Schmidt decomposition in larger Hilbert spaces

Question

Consider a bipartite quantum system described by the density operator, $\hat{\rho}$, an operator acting on the Hilbert space $\mathcal{H}=\mathcal{H}_{A}\otimes\mathcal{H}_{B}$. This matrix will be a vector (that in quantum physics is denoted with a double bra or ket $|\rho\rangle\rangle$) in the Liouville space, $\mathcal{L}=\mathcal{H}\otimes\mathcal{H}^{\dagger}$. Since the Liouville space is also a Hilbert space (when equipped with the Hilbert-Schmidt inner product) I can use the Schmidt decomposition on $|\rho\rangle\rangle$: $$ |\rho\rangle\rangle=\sum_{k}\alpha_{k}|\sigma_{k}\rangle\rangle\otimes|\Gamma_{k}\rangle\rangle.$$ My question is where does the Schmidt basis belong to? Does this make sense: $|\sigma_{k}\rangle\rangle\in\mathcal{H}_{A}\otimes\mathcal{H}_{A}^{\dagger}$ and $|\Gamma_{k}\rangle\rangle\in\mathcal{H}_{B}\otimes\mathcal{H}_{B}^{\dagger}$?

Answer 1

One problem here is that $|\rho\rangle\rangle$ is not a state anymore in the sense that $\langle\langle \rho|\rho\rangle\rangle=\langle\rho|\rho\rangle_{\rm HS}={\rm tr}(\rho^2)$ which is $<1$ unless $\rho$ is already a pure state.

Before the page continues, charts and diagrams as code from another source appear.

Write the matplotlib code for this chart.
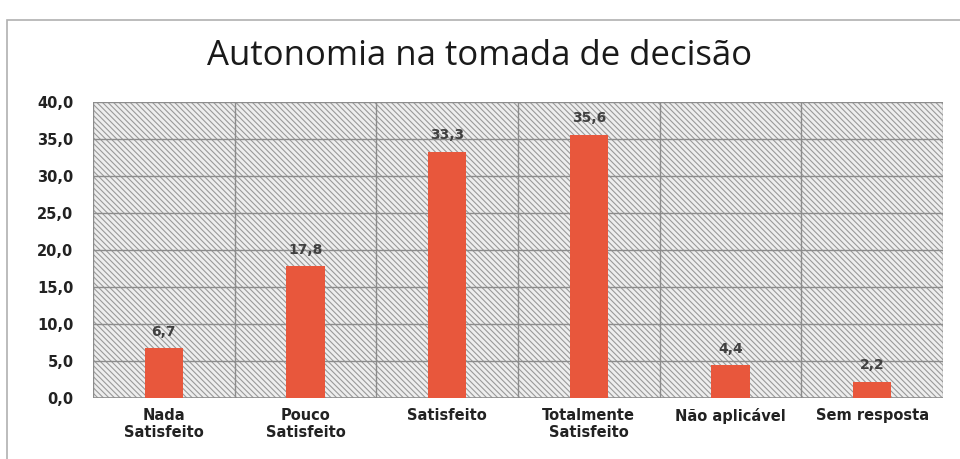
import matplotlib.pyplot as plt
from matplotlib.patches import Rectangle
import numpy as np

categorias = ['Nada\nSatisfeito', 'Pouco\nSatisfeito', 'Satisfeito',
              'Totalmente\nSatisfeito', 'Não aplicável', 'Sem resposta']
valores = [6.7, 17.8, 33.3, 35.6, 4.4, 2.2]
rotulos = ['6,7', '17,8', '33,3', '35,6', '4,4', '2,2']
yticks = [0, 5, 10, 15, 20, 25, 30, 35, 40]

plt.rcParams['hatch.color'] = '#9a9a9a'
plt.rcParams['hatch.linewidth'] = 0.8

fig = plt.figure(figsize=(9.6, 4.59), dpi=100)
ax = fig.add_axes([93 / 960, 1 - 398 / 459, 850 / 960, 296 / 459])

# moldura do grafico
fig.patches.append(Rectangle((7 / 960, -0.05), 1.1, 1 - 20 / 459 + 0.05,
                             transform=fig.transFigure, fill=False,
                             edgecolor='#b0b0b0', linewidth=1.2))

# fundo tracejado
ax.add_patch(Rectangle((0, 0), 1, 1, transform=ax.transAxes, facecolor='#eeeeee',
                       hatch='\\\\\\\\\\\\', edgecolor='#9a9a9a', linewidth=0, zorder=0))

x = np.arange(len(categorias))
ax.bar(x, valores, width=0.27, color='#e8573c', zorder=3)
for xi, v, r in zip(x, valores, rotulos):
    ax.text(xi, v + 1.3, r, ha='center', va='bottom', fontsize=10,
            fontweight='bold', color='#404040', zorder=4)

ax.set_xlim(-0.5, len(categorias) - 0.5)
ax.set_ylim(0, 40)
ax.set_yticks(yticks)
ax.set_yticklabels([('%.1f' % t).replace('.', ',') for t in yticks])
ax.set_xticks(x)
ax.set_xticklabels(categorias)
for lbl in ax.get_xticklabels() + ax.get_yticklabels():
    lbl.set_fontweight('bold')
    lbl.set_fontsize(10.5)
    lbl.set_color('#222222')
ax.tick_params(length=0, pad=7)
ax.tick_params(axis='y', pad=14)

for yv in yticks[1:]:
    ax.axhline(yv, color='#8c8c8c', linewidth=1, zorder=1)
for xv in np.arange(-0.5, len(categorias), 1.0):
    ax.axvline(xv, color='#8c8c8c', linewidth=1, zorder=1)
for s in ax.spines.values():
    s.set_visible(False)
ax.axhline(0, color='#8c8c8c', linewidth=1.2, zorder=2)

fig.text(0.5, 1 - 56 / 459, 'Autonomia na tomada de decisão', ha='center',
         va='center', fontsize=25, color='#1a1a1a', family='Open Sans')

fig.savefig('out.png', dpi=100)
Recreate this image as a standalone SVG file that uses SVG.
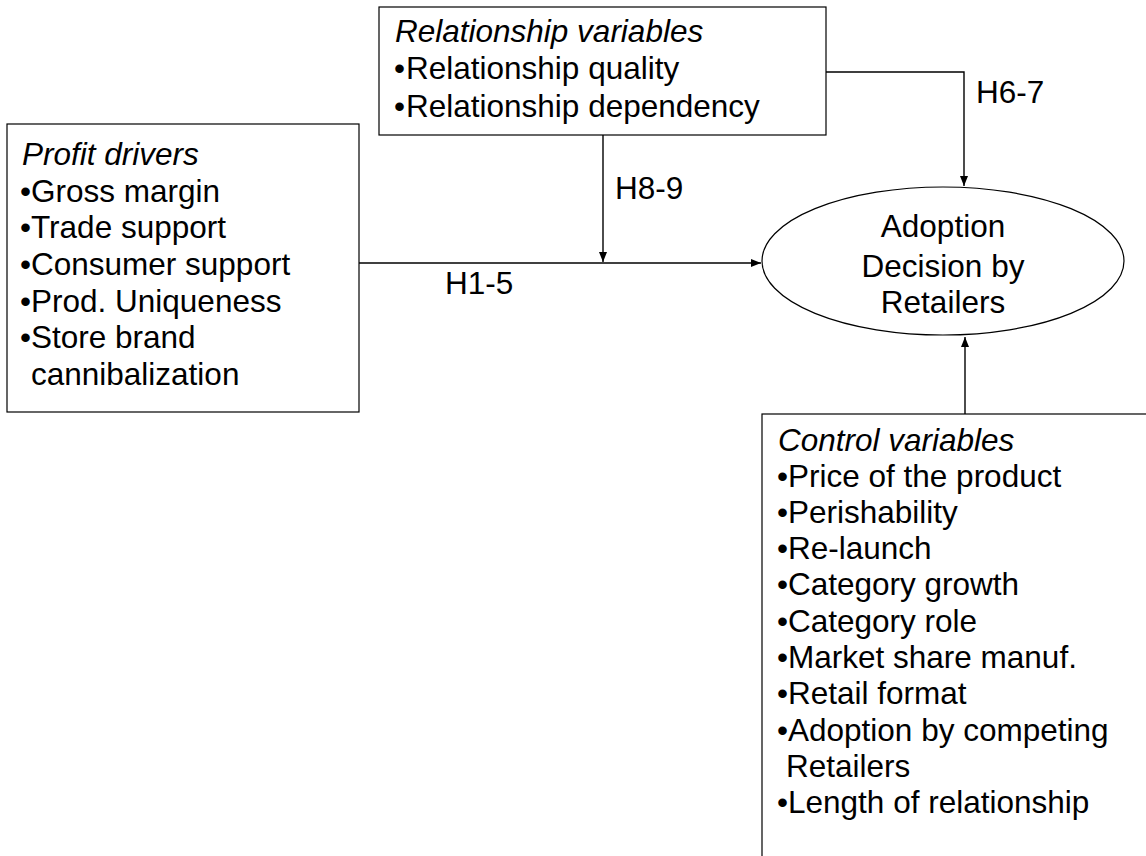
<svg xmlns="http://www.w3.org/2000/svg" width="1146" height="856" viewBox="0 0 1146 856">
<style>
text{font-family:"Liberation Sans",Arial,sans-serif;font-size:31.5px;fill:#000}
.it{font-style:italic}
.box{fill:#fff;stroke:#000;stroke-width:1.2}
.conn{fill:none;stroke:#000;stroke-width:1.4}
</style>
<defs>
<marker id="arr" viewBox="0 0 10 8" refX="10" refY="4" markerWidth="10" markerHeight="8" markerUnits="userSpaceOnUse" orient="auto">
<path d="M0,0 L10,4 L0,8 Z" fill="#000"/>
</marker>
</defs>
<rect width="1146" height="856" fill="#fff"/>
<g id="connectors">
<path class="conn" d="M826,72 H964 V186" marker-end="url(#arr)"/>
<path class="conn" d="M603,135 V262" marker-end="url(#arr)"/>
<path class="conn" d="M359,263 H761" marker-end="url(#arr)"/>
<path class="conn" d="M965,414 V337" marker-end="url(#arr)"/>
</g>
<g id="relationship">
<rect class="box" x="379" y="7" width="447" height="128"/>
<text x="395" y="42" class="it">Relationship variables</text>
<text x="394" y="79">•<tspan dx="1">Relationship quality</tspan></text>
<text x="394" y="117">•<tspan dx="1">Relationship dependency</tspan></text>
</g>
<g id="profit">
<rect class="box" x="7" y="124" width="352" height="288"/>
<text x="22" y="165" class="it">Profit drivers</text>
<text x="20" y="202">•Gross margin</text>
<text x="20" y="238">•Trade support</text>
<text x="20" y="275">•Consumer support</text>
<text x="20" y="312">•Prod. Uniqueness</text>
<text x="20" y="348">•Store brand</text>
<text x="31" y="385">cannibalization</text>
</g>
<g id="adoption">
<ellipse cx="943" cy="261" rx="181" ry="74" fill="#fff" stroke="#000" stroke-width="1.2"/>
<text x="943" y="237" text-anchor="middle">Adoption</text>
<text x="943" y="277" text-anchor="middle">Decision by</text>
<text x="943" y="313" text-anchor="middle">Retailers</text>
</g>
<g id="control">
<rect class="box" x="762" y="414" width="400" height="460"/>
<text x="778" y="451" class="it">Control variables</text>
<text x="777" y="487">•Price of the product</text>
<text x="777" y="523">•Perishability</text>
<text x="777" y="559">•Re-launch</text>
<text x="777" y="595">•Category growth</text>
<text x="777" y="632">•Category role</text>
<text x="777" y="668">•Market share manuf.</text>
<text x="777" y="704">•Retail format</text>
<text x="777" y="741">•Adoption by competing</text>
<text x="786" y="777">Retailers</text>
<text x="777" y="813">•Length of relationship</text>
</g>
<g id="labels">
<text x="976" y="103">H6-7</text>
<text x="615" y="199">H8-9</text>
<text x="445" y="294">H1-5</text>
</g>
</svg>
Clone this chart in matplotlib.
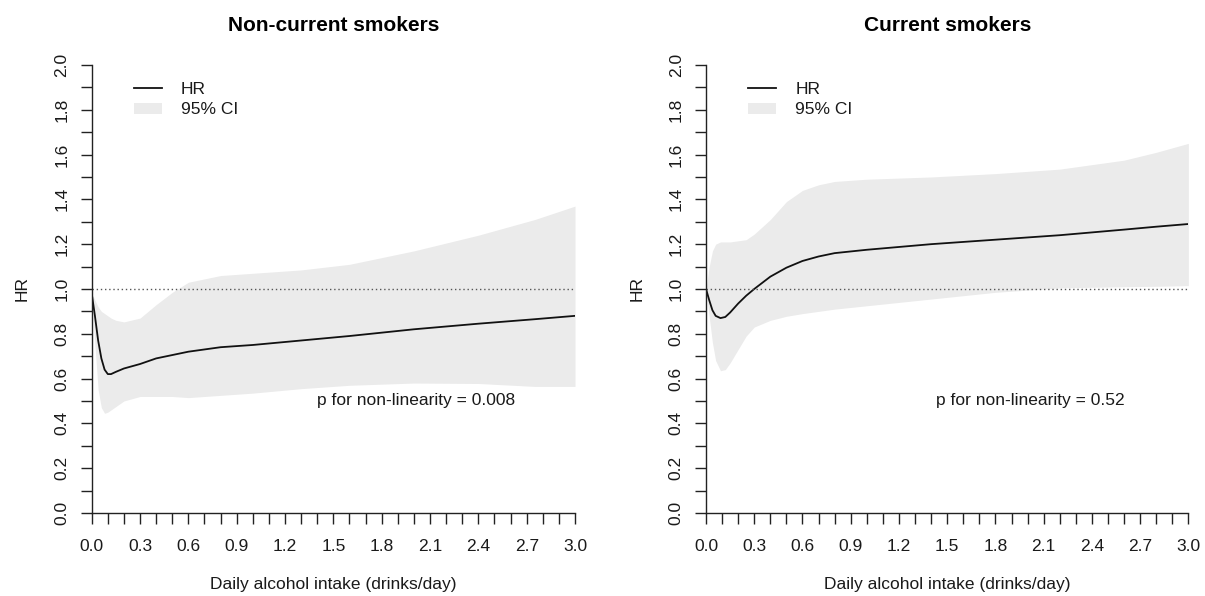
import numpy as np
import matplotlib
matplotlib.use("Agg")
import matplotlib.pyplot as plt
from matplotlib.lines import Line2D
from matplotlib.patches import Patch
from matplotlib.ticker import MultipleLocator

plt.rcParams['font.family'] = ['Liberation Sans', 'DejaVu Sans']

# ---------------- data ----------------
titles = ["Non-current smokers", "Current smokers"]
p_texts = ["p for non-linearity = 0.008", "p for non-linearity = 0.52"]

x_left = [0, 0.02, 0.04, 0.06, 0.08, 0.10, 0.12, 0.15, 0.2, 0.3, 0.4, 0.5, 0.6,
          0.8, 1.0, 1.3, 1.6, 2.0, 2.4, 2.75, 3.0]
hr_left = [0.98, 0.88, 0.77, 0.69, 0.64, 0.62, 0.62, 0.63, 0.645, 0.665, 0.69, 0.705,
           0.72, 0.74, 0.75, 0.77, 0.79, 0.82, 0.845, 0.865, 0.88]
up_left = [0.98, 0.95, 0.92, 0.90, 0.89, 0.88, 0.87, 0.86, 0.853, 0.87, 0.93, 0.985,
           1.03, 1.06, 1.07, 1.085, 1.11, 1.17, 1.24, 1.31, 1.37]
lo_left = [0.98, 0.75, 0.55, 0.47, 0.445, 0.45, 0.46, 0.475, 0.50, 0.52, 0.52, 0.52,
           0.515, 0.525, 0.535, 0.555, 0.57, 0.58, 0.578, 0.565, 0.565]

x_right = [0, 0.02, 0.04, 0.06, 0.09, 0.12, 0.15, 0.2, 0.25, 0.3, 0.4, 0.5, 0.6,
           0.7, 0.8, 1.0, 1.4, 1.8, 2.2, 2.6, 2.8, 3.0]
hr_right = [1.0, 0.95, 0.905, 0.88, 0.87, 0.875, 0.895, 0.935, 0.97, 1.0, 1.055, 1.095,
            1.125, 1.145, 1.16, 1.175, 1.20, 1.22, 1.24, 1.265, 1.278, 1.29]
up_right = [1.0, 1.10, 1.17, 1.20, 1.21, 1.21, 1.21, 1.215, 1.22, 1.245, 1.31, 1.39,
            1.44, 1.465, 1.48, 1.49, 1.50, 1.515, 1.535, 1.575, 1.61, 1.65]
lo_right = [1.0, 0.875, 0.76, 0.68, 0.635, 0.64, 0.67, 0.73, 0.79, 0.83, 0.86, 0.878,
            0.89, 0.90, 0.91, 0.925, 0.955, 0.985, 1.005, 1.01, 1.012, 1.015]

x_ticks = [0.0, 0.3, 0.6, 0.9, 1.2, 1.5, 1.8, 2.1, 2.4, 2.7, 3.0]
x_tick_labels = ["0.0", "0.3", "0.6", "0.9", "1.2", "1.5", "1.8", "2.1", "2.4", "2.7", "3.0"]
y_ticks = [0.0, 0.2, 0.4, 0.6, 0.8, 1.0, 1.2, 1.4, 1.6, 1.8, 2.0]
y_tick_labels = ["0.0", "0.2", "0.4", "0.6", "0.8", "1.0", "1.2", "1.4", "1.6", "1.8", "2.0"]
ref_value = 1.0
p_pos = [(1.40, 0.50), (1.43, 0.50)]

panels = [
    (x_left, hr_left, lo_left, up_left),
    (x_right, hr_right, lo_right, up_right),
]

# ---------------- figure ----------------
fig = plt.figure(figsize=(12.05, 5.96), dpi=100)
axes_rects = [[0.0761, 0.1393, 0.4011, 0.7517], [0.5859, 0.1393, 0.4003, 0.7517]]

FS = 12.5
fill_c = '#ebebeb'
text_c = '#1a1a1a'

for i, (x, hr, lo, up) in enumerate(panels):
    ax = fig.add_axes(axes_rects[i])
    ax.fill_between(x, lo, up, color=fill_c, linewidth=0)
    ax.plot(x, hr, color='#111111', lw=1.3)
    ax.axhline(ref_value, color='#555555', lw=1.0, ls=(0, (1, 2)))
    ax.set_xlim(0, 3)
    ax.set_ylim(0, 2)
    for s in ['top', 'right']:
        ax.spines[s].set_visible(False)
    for s in ['left', 'bottom']:
        ax.spines[s].set_color('#222222')
        ax.spines[s].set_linewidth(1.0)
    ax.set_xticks(x_ticks)
    ax.set_xticklabels(x_tick_labels)
    ax.set_yticks(y_ticks)
    ax.set_yticklabels(y_tick_labels, rotation=90, va='center')
    ax.xaxis.set_minor_locator(MultipleLocator(0.1))
    ax.yaxis.set_minor_locator(MultipleLocator(0.1))
    ax.tick_params(axis='both', which='both', length=8, width=1.0, color='#222222',
                   direction='out')
    ax.tick_params(axis='x', which='major', labelsize=FS, pad=11, labelcolor=text_c)
    ax.tick_params(axis='y', which='major', labelsize=FS, pad=8, labelcolor=text_c)
    ax.set_xlabel("Daily alcohol intake (drinks/day)", fontsize=FS, color=text_c)
    ax.xaxis.set_label_coords(0.5, -0.143)
    ax.set_ylabel("HR", fontsize=FS, color=text_c)
    ax.yaxis.set_label_coords(-0.128, 0.5)
    ax.text(0.5, 1.089, titles[i], transform=ax.transAxes, ha='center', va='center',
            fontsize=15, fontweight='bold', color='black')
    ax.text(p_pos[i][0], p_pos[i][1], p_texts[i], ha='left', va='center',
            fontsize=FS, color=text_c)
    handles = [Line2D([], [], color='#111111', lw=1.3),
               Patch(facecolor=fill_c, edgecolor='none')]
    ax.legend(handles, ["HR", "95% CI"], loc='upper left',
              bbox_to_anchor=(0.088, 0.962), frameon=False, fontsize=FS,
              borderpad=0, borderaxespad=0, handlelength=1.6, handleheight=0.6,
              handletextpad=1.1, labelspacing=0.3, labelcolor=text_c)

fig.savefig("out.png", dpi=100, facecolor='white')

That aside, you can of course normalize things ($|\rho\rangle\rangle\to \frac{|\rho\rangle\rangle}{{\rm tr}(\rho^2)}$) and apply the usual Schmidt decomposition; identifying $\mathcal H\otimes\mathcal H^\dagger\simeq (\mathcal H_A\otimes\mathcal H_A^\dagger)\otimes(\mathcal H_B\otimes\mathcal H_B^\dagger)$ this yields orthonormal systems $\{|\sigma_k\rangle\rangle\}_k\subset\mathcal H_A\otimes\mathcal H_A^\dagger$, $\{|\Gamma_k\rangle\rangle\}_k\subset\mathcal H_B\otimes\mathcal H_B^\dagger$ with the desired property. However, again, these $|\sigma_k\rangle\rangle,|\Gamma_k\rangle\rangle$ need not correspond to density matrices on $\mathcal H_A$, $\mathcal H_B$, respectively.